Data extract:
--- BEGIN ---

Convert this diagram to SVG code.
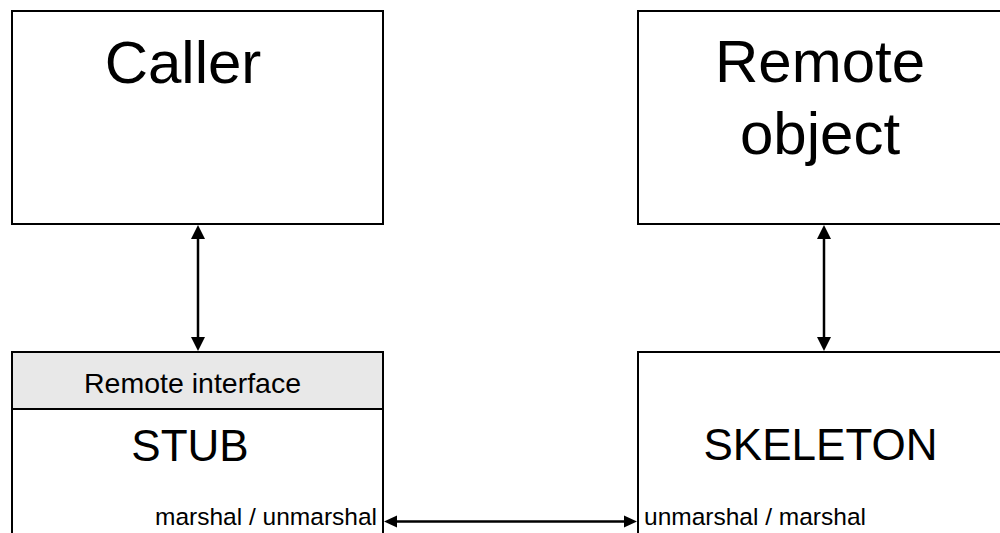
<svg xmlns="http://www.w3.org/2000/svg" width="1000" height="533" viewBox="0 0 1000 533">
<style>
.box{fill:#fff;stroke:#000;stroke-width:2}
.hdr{fill:#e8e8e8;stroke:#000;stroke-width:2}
.t{font-family:"Liberation Sans",Arial,sans-serif;fill:#000}
.conn{stroke:#000;stroke-width:2.5;fill:none}
.head{fill:#000}
</style>
<rect width="1000" height="533" fill="#fff"/>
<g id="caller">
<rect class="box" x="12" y="11" width="371" height="213"/>
<text class="t" x="183" y="83" font-size="60" text-anchor="middle">Caller</text>
</g>
<g id="remote-object">
<rect class="box" x="638" y="11" width="380" height="213"/>
<text class="t" x="820" y="82" font-size="60" text-anchor="middle">Remote</text>
<text class="t" x="820" y="154" font-size="60" text-anchor="middle">object</text>
</g>
<g id="stub">
<rect class="box" x="12" y="352" width="371" height="200"/>
<rect class="hdr" x="12" y="352" width="371" height="57"/>
<text class="t" x="192.5" y="393" font-size="28.5" text-anchor="middle">Remote interface</text>
<text class="t" x="190" y="461" font-size="44" text-anchor="middle">STUB</text>
<text class="t" x="377" y="525" font-size="24.5" text-anchor="end">marshal / unmarshal</text>
</g>
<g id="skeleton">
<rect class="box" x="638" y="352" width="380" height="200"/>
<text class="t" x="820.5" y="460" font-size="44" text-anchor="middle">SKELETON</text>
<text class="t" x="644" y="525" font-size="24.5">unmarshal / marshal</text>
</g>
<g id="connectors">
<line class="conn" x1="198" y1="236" x2="198" y2="340"/>
<polygon class="head" points="198,225 191,239 205,239"/>
<polygon class="head" points="198,351 191,337 205,337"/>
<line class="conn" x1="824" y1="236" x2="824" y2="340"/>
<polygon class="head" points="824,225 817,239 831,239"/>
<polygon class="head" points="824,351 817,337 831,337"/>
<line class="conn" x1="395" y1="521.5" x2="626" y2="521.5"/>
<polygon class="head" points="384,521.5 397,515.5 397,527.5"/>
<polygon class="head" points="637,521.5 624,515.5 624,527.5"/>
</g>
</svg>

--- END ---

Exercise task:
With the pictures left out, transcribe the material exactly.

Complete response:
Convert this diagram to SVG code.
<svg xmlns="http://www.w3.org/2000/svg" width="1000" height="533" viewBox="0 0 1000 533">
<style>
.box{fill:#fff;stroke:#000;stroke-width:2}
.hdr{fill:#e8e8e8;stroke:#000;stroke-width:2}
.t{font-family:"Liberation Sans",Arial,sans-serif;fill:#000}
.conn{stroke:#000;stroke-width:2.5;fill:none}
.head{fill:#000}
</style>
<rect width="1000" height="533" fill="#fff"/>
<g id="caller">
<rect class="box" x="12" y="11" width="371" height="213"/>
<text class="t" x="183" y="83" font-size="60" text-anchor="middle">Caller</text>
</g>
<g id="remote-object">
<rect class="box" x="638" y="11" width="380" height="213"/>
<text class="t" x="820" y="82" font-size="60" text-anchor="middle">Remote</text>
<text class="t" x="820" y="154" font-size="60" text-anchor="middle">object</text>
</g>
<g id="stub">
<rect class="box" x="12" y="352" width="371" height="200"/>
<rect class="hdr" x="12" y="352" width="371" height="57"/>
<text class="t" x="192.5" y="393" font-size="28.5" text-anchor="middle">Remote interface</text>
<text class="t" x="190" y="461" font-size="44" text-anchor="middle">STUB</text>
<text class="t" x="377" y="525" font-size="24.5" text-anchor="end">marshal / unmarshal</text>
</g>
<g id="skeleton">
<rect class="box" x="638" y="352" width="380" height="200"/>
<text class="t" x="820.5" y="460" font-size="44" text-anchor="middle">SKELETON</text>
<text class="t" x="644" y="525" font-size="24.5">unmarshal / marshal</text>
</g>
<g id="connectors">
<line class="conn" x1="198" y1="236" x2="198" y2="340"/>
<polygon class="head" points="198,225 191,239 205,239"/>
<polygon class="head" points="198,351 191,337 205,337"/>
<line class="conn" x1="824" y1="236" x2="824" y2="340"/>
<polygon class="head" points="824,225 817,239 831,239"/>
<polygon class="head" points="824,351 817,337 831,337"/>
<line class="conn" x1="395" y1="521.5" x2="626" y2="521.5"/>
<polygon class="head" points="384,521.5 397,515.5 397,527.5"/>
<polygon class="head" points="637,521.5 624,515.5 624,527.5"/>
</g>
</svg>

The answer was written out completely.